* [STATED EXERCISE]:
Repeat the material below exactly, line for line.

* Begin RECORDS PROVIDED *

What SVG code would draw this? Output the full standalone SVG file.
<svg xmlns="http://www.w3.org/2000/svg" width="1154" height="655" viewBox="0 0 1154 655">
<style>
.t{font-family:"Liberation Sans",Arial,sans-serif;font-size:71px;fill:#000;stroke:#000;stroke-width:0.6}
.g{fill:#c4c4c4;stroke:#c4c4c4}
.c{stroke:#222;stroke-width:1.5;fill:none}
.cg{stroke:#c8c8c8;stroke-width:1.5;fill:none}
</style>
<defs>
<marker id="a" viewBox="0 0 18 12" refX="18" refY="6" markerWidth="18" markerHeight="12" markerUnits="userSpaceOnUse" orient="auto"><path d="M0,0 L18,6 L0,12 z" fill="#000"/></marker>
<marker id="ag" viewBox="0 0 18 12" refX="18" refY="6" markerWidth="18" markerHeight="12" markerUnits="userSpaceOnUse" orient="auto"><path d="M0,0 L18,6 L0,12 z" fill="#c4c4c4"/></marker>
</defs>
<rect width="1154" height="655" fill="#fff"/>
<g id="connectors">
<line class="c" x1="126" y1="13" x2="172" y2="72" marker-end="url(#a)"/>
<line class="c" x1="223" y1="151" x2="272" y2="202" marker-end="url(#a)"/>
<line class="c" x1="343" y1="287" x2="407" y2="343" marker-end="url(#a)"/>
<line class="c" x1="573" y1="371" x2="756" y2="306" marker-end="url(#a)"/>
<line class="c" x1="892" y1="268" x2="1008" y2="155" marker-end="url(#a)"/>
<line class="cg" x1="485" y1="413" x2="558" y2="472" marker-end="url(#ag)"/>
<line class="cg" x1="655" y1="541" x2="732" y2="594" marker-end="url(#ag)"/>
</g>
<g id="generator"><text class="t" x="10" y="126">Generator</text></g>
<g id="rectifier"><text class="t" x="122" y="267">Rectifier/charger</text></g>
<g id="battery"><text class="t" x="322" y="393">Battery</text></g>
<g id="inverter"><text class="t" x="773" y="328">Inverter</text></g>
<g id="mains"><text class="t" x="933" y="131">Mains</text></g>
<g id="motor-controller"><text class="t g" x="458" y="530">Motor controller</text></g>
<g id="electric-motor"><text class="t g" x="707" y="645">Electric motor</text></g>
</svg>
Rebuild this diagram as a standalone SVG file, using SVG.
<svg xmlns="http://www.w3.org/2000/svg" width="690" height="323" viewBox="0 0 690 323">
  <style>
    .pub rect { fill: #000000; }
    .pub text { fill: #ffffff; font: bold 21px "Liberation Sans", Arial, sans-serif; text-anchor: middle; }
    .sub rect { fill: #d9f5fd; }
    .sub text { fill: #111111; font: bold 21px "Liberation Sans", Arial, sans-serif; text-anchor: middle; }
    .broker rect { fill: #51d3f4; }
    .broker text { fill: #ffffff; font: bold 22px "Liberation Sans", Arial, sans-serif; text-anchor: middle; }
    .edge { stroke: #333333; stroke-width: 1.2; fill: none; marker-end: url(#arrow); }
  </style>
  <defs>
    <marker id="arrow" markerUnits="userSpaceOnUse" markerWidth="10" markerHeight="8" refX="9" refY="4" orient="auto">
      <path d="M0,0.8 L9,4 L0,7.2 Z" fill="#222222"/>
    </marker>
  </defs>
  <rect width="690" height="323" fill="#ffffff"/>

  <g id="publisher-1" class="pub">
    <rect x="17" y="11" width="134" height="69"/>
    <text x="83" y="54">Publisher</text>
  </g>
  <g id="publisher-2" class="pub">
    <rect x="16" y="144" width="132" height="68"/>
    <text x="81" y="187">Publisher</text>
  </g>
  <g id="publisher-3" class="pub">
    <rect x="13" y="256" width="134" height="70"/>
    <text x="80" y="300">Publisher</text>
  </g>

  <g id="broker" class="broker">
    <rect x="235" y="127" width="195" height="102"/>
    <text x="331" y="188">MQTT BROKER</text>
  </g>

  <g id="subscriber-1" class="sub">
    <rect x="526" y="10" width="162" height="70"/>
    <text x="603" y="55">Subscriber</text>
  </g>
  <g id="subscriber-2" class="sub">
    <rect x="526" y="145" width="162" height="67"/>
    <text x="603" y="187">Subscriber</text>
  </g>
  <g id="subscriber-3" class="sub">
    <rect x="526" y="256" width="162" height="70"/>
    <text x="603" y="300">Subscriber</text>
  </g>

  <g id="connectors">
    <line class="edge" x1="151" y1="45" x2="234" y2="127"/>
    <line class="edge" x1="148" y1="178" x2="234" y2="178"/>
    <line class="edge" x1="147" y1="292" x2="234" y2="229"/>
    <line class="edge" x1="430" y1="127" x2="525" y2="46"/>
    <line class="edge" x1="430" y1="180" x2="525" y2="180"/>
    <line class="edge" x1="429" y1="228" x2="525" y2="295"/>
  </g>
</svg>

* End RECORDS PROVIDED *

* [EXERCISE SOLUTION]:
What SVG code would draw this? Output the full standalone SVG file.
<svg xmlns="http://www.w3.org/2000/svg" width="1154" height="655" viewBox="0 0 1154 655">
<style>
.t{font-family:"Liberation Sans",Arial,sans-serif;font-size:71px;fill:#000;stroke:#000;stroke-width:0.6}
.g{fill:#c4c4c4;stroke:#c4c4c4}
.c{stroke:#222;stroke-width:1.5;fill:none}
.cg{stroke:#c8c8c8;stroke-width:1.5;fill:none}
</style>
<defs>
<marker id="a" viewBox="0 0 18 12" refX="18" refY="6" markerWidth="18" markerHeight="12" markerUnits="userSpaceOnUse" orient="auto"><path d="M0,0 L18,6 L0,12 z" fill="#000"/></marker>
<marker id="ag" viewBox="0 0 18 12" refX="18" refY="6" markerWidth="18" markerHeight="12" markerUnits="userSpaceOnUse" orient="auto"><path d="M0,0 L18,6 L0,12 z" fill="#c4c4c4"/></marker>
</defs>
<rect width="1154" height="655" fill="#fff"/>
<g id="connectors">
<line class="c" x1="126" y1="13" x2="172" y2="72" marker-end="url(#a)"/>
<line class="c" x1="223" y1="151" x2="272" y2="202" marker-end="url(#a)"/>
<line class="c" x1="343" y1="287" x2="407" y2="343" marker-end="url(#a)"/>
<line class="c" x1="573" y1="371" x2="756" y2="306" marker-end="url(#a)"/>
<line class="c" x1="892" y1="268" x2="1008" y2="155" marker-end="url(#a)"/>
<line class="cg" x1="485" y1="413" x2="558" y2="472" marker-end="url(#ag)"/>
<line class="cg" x1="655" y1="541" x2="732" y2="594" marker-end="url(#ag)"/>
</g>
<g id="generator"><text class="t" x="10" y="126">Generator</text></g>
<g id="rectifier"><text class="t" x="122" y="267">Rectifier/charger</text></g>
<g id="battery"><text class="t" x="322" y="393">Battery</text></g>
<g id="inverter"><text class="t" x="773" y="328">Inverter</text></g>
<g id="mains"><text class="t" x="933" y="131">Mains</text></g>
<g id="motor-controller"><text class="t g" x="458" y="530">Motor controller</text></g>
<g id="electric-motor"><text class="t g" x="707" y="645">Electric motor</text></g>
</svg>
Rebuild this diagram as a standalone SVG file, using SVG.
<svg xmlns="http://www.w3.org/2000/svg" width="690" height="323" viewBox="0 0 690 323">
  <style>
    .pub rect { fill: #000000; }
    .pub text { fill: #ffffff; font: bold 21px "Liberation Sans", Arial, sans-serif; text-anchor: middle; }
    .sub rect { fill: #d9f5fd; }
    .sub text { fill: #111111; font: bold 21px "Liberation Sans", Arial, sans-serif; text-anchor: middle; }
    .broker rect { fill: #51d3f4; }
    .broker text { fill: #ffffff; font: bold 22px "Liberation Sans", Arial, sans-serif; text-anchor: middle; }
    .edge { stroke: #333333; stroke-width: 1.2; fill: none; marker-end: url(#arrow); }
  </style>
  <defs>
    <marker id="arrow" markerUnits="userSpaceOnUse" markerWidth="10" markerHeight="8" refX="9" refY="4" orient="auto">
      <path d="M0,0.8 L9,4 L0,7.2 Z" fill="#222222"/>
    </marker>
  </defs>
  <rect width="690" height="323" fill="#ffffff"/>

  <g id="publisher-1" class="pub">
    <rect x="17" y="11" width="134" height="69"/>
    <text x="83" y="54">Publisher</text>
  </g>
  <g id="publisher-2" class="pub">
    <rect x="16" y="144" width="132" height="68"/>
    <text x="81" y="187">Publisher</text>
  </g>
  <g id="publisher-3" class="pub">
    <rect x="13" y="256" width="134" height="70"/>
    <text x="80" y="300">Publisher</text>
  </g>

  <g id="broker" class="broker">
    <rect x="235" y="127" width="195" height="102"/>
    <text x="331" y="188">MQTT BROKER</text>
  </g>

  <g id="subscriber-1" class="sub">
    <rect x="526" y="10" width="162" height="70"/>
    <text x="603" y="55">Subscriber</text>
  </g>
  <g id="subscriber-2" class="sub">
    <rect x="526" y="145" width="162" height="67"/>
    <text x="603" y="187">Subscriber</text>
  </g>
  <g id="subscriber-3" class="sub">
    <rect x="526" y="256" width="162" height="70"/>
    <text x="603" y="300">Subscriber</text>
  </g>

  <g id="connectors">
    <line class="edge" x1="151" y1="45" x2="234" y2="127"/>
    <line class="edge" x1="148" y1="178" x2="234" y2="178"/>
    <line class="edge" x1="147" y1="292" x2="234" y2="229"/>
    <line class="edge" x1="430" y1="127" x2="525" y2="46"/>
    <line class="edge" x1="430" y1="180" x2="525" y2="180"/>
    <line class="edge" x1="429" y1="228" x2="525" y2="295"/>
  </g>
</svg>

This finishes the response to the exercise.